Ratusan negara pendukung resolusi yang menentang invasi itu termasuk Indonesia. Resolusi tersebut menuntut agar Rusia segera menarik pasukan militernya dari Ukraina.
Resolusi diadopsi atau disahkan pada hari Rabu waktu New York dalam sesi darurat yang langka di Majelis Umum PBB.
China, India, dan Afrika Selatan termasuk di antara 35 negara yang abstain.

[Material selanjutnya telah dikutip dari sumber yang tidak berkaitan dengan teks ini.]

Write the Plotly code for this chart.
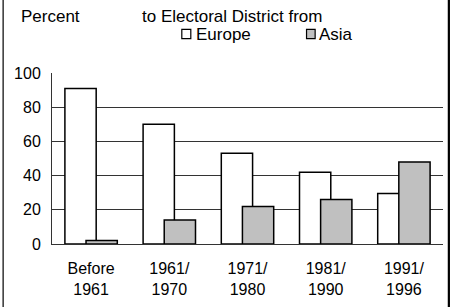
import plotly.graph_objects as go

categories = ["Before<br>1961", "1961/<br>1970", "1971/<br>1980", "1981/<br>1990", "1991/<br>1996"]
europe = [91, 70, 53, 42, 29.5]
asia = [2, 14, 22, 26, 48]
y_ticks = [0, 20, 40, 60, 80, 100]

FONT = "Liberation Sans, Arial, sans-serif"
x = list(range(len(categories)))

fig = go.Figure()
fig.add_trace(go.Bar(
    x=x, y=europe, name="Europe",
    marker=dict(color="white", line=dict(color="black", width=1.5)),
    width=0.40, offset=-0.335, showlegend=False,
))
fig.add_trace(go.Bar(
    x=x, y=asia, name="Asia",
    marker=dict(color="#c0c0c0", line=dict(color="black", width=1.5)),
    width=0.40, offset=-0.065, showlegend=False,
))

fig.update_layout(
    width=451, height=307,
    margin=dict(l=52, r=8, t=73, b=63),
    paper_bgcolor="white", plot_bgcolor="white",
    barmode="overlay",
    font=dict(family=FONT, size=16, color="black"),
    xaxis=dict(
        range=[-0.5, len(categories) - 0.5],
        tickmode="array", tickvals=x, ticktext=categories,
        showline=True, linecolor="#333", linewidth=1,
        showgrid=False, ticks="", ticklabelstandoff=10,
        zeroline=False,
    ),
    yaxis=dict(
        range=[0, 100], tickmode="array", tickvals=y_ticks,
        showline=True, linecolor="#333", linewidth=1,
        showgrid=True, gridcolor="#333", gridwidth=1,
        ticks="", ticklabelstandoff=7, zeroline=False,
        tickfont=dict(size=16),
    ),
)

# Legend drawn as text + swatches (matching original compact layout)
legend_items = [("Europe", "white", 0.332, 0.355, 0.363), ("Asia", "#c0c0c0", 0.651, 0.673, 0.678)]
for name, color, bx0, bx1, tx in legend_items:
    fig.add_shape(type="rect", xref="paper", yref="paper",
                  x0=bx0, x1=bx1, y0=1.201, y1=1.255,
                  line=dict(color="black", width=1.2), fillcolor=color)
    fig.add_annotation(text=name, xref="paper", yref="paper", x=tx, y=1.226,
                       xanchor="left", yanchor="middle", showarrow=False,
                       font=dict(family=FONT, size=17))

fig.add_annotation(text="Percent", xref="paper", yref="paper", x=-0.084, y=1.33,
                   xanchor="left", yanchor="middle", showarrow=False,
                   font=dict(family=FONT, size=17))
fig.add_annotation(text="to Electoral District from", xref="paper", yref="paper",
                   x=0.225, y=1.33, xanchor="left", yanchor="middle", showarrow=False,
                   font=dict(family=FONT, size=17))

# outer frame side rules
fig.add_shape(type="line", xref="paper", yref="paper", x0=-0.125, x1=-0.125,
              y0=-0.4, y1=1.45, line=dict(color="black", width=1.2))
fig.add_shape(type="line", xref="paper", yref="paper", x0=1.015, x1=1.015,
              y0=-0.4, y1=1.45, line=dict(color="black", width=2.2))

fig.write_html("out.html", config={"displayModeBar": False},
               post_script="document.body.style.margin='0';")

Sedangkan lima negara pendukung Moskow adalah Eritrea, Korea Utara, Suriah, Belarusia, dan tentu saja Rusia.
Resolusi itu menyesalkan agresi Rusia terhadap Ukraina dan mengutuk keputusan Presiden Vladimir Putin untuk menempatkan pasukan nuklirnya dalam siaga tempur.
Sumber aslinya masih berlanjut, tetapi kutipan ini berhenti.